From here, however, there is much in Beinart’s article that demands a reply. It’s true that underlying the worldview shared by most Israelis is a garrison mentality cynically manipulated by our politicians since the days of David Ben Gurion. Leaders from almost all of our parties have at one time or another used dire warnings (some based in reality, others not) of imminent, Holocaust-like catastrophes if intransigent policies toward our neighbors were not pursued.

It is painful to admit that perhaps Israel is slowly becoming that which the late Abba Eban observed about the Palestinians, a state which “never miss[es] an opportunity to miss an opportunity” for forging peace.

And yet, like most enduring myths and national narratives, there are important grains of truth embedded in this garrison mentality.

A short list must include the fact that since 1948, a series of large Arab states have proclaimed their intent to destroy Israel, most recently embodied in statements from Iran’s leaders. Beinart doesn’t mention this.

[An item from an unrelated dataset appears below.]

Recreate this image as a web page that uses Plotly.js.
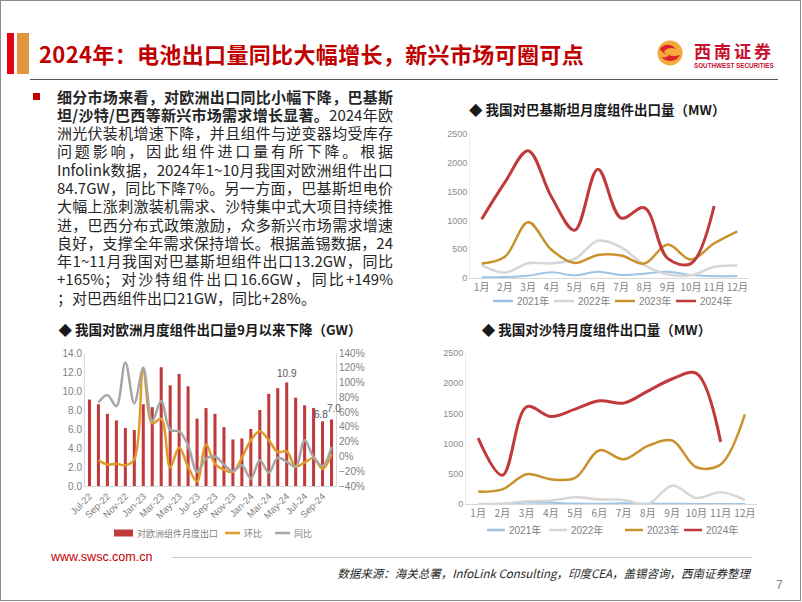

Second, generations of Israelis have suffered murderous cross-border attacks perpetrated by Palestinian terrorist organizations or individuals since the early 1950s, many of them originating in Gaza. During the Second Intifada alone, more than one thousand Israelis were murdered. Beinart makes no mention of this either.

Third, since Israel’s unilateral withdrawal from Lebanon, it has faced the growing threat of an Iranian-supported Hezbollah devoted more to Israel’s destruction than to state-building in Lebanon. In recent years, the situation on Israel’s northern border became even more tense with the destabilization of Syria and the regional ascendance of ISIS.

Perhaps most crucially, after the Oslo agreements were signed, waves of terror attacks from the West Bank and Gaza flooded Israel, forcing the construction of barrier walls and fences, which for the most part have eliminated cross-border incursions.

Finally, whether or not one is convinced by Beinart’s interpretation of the causes of Hamas’ 2007 putsch in Gaza, it (and other terrorist groups) have indiscriminately launched massive numbers of mortar shells and rockets at our communities, sparking three deadly rounds of large scale operations by the IDF.

Of course, Beinart correctly observes that this cycle only creates more suspicion and pain on all sides. That being said, it is disingenuous for anyone, including Beinart, to obscure that Hamas continues to invest vast amounts of its available resources in constructing elaborate attack tunnel systems and other weapons designed to kill Israeli soldiers and civilians instead of rebuilding Gaza’s economy and educational system.

As a result of these historical truths, Israelis along the border and the IDF have good reason to believe that our lives would be at risk if thousands of enraged Gazans — whatever the justification for their anger — tore down the border fence.

As a liberal and patriotic Israeli and the son of a Holocaust survivor and a refugee from Nazi Germany, my heart aches at the humanitarian disaster unfolding within eyeshot of my home, some of which Israel could ease with little risk to its security. Therefore, I agree fully with Beinart’s call to American-Jewish leaders to pressure their Israeli counterparts to make common sense, humanitarian changes to policy toward Gaza.

While Beinart is on solid ground when noting that a majority of the current residents of Gaza are descended from refugees of the War of Independence, he neglects to mention that they became refugees mostly as a result of Arab rejection of the 1947 U.N. Partition Plan and the invasion in 1948 of newly independent Israel.

This truth in no way excuses the parts of Israel’s policy toward Gaza that are tantamount to collective punishment. But no one, including Mr. Beinart, should be condoned or followed in criticizing Israel without first taking these truths fully into account.

I pray that this more holistic approach toward the conflict can help encourage a renewed, truthful, caring, respectful conversation among American Jews and Israelis, particularly those who claim the right of leadership.

Jonathan Dekel-Chen is a professor of history at the Hebrew University of Jerusalem. He lives on Kibbutz Nir Oz near the Gaza border and is co-founder of the Bikurim Youth Village for the Arts in the Eshkol Region of Israel.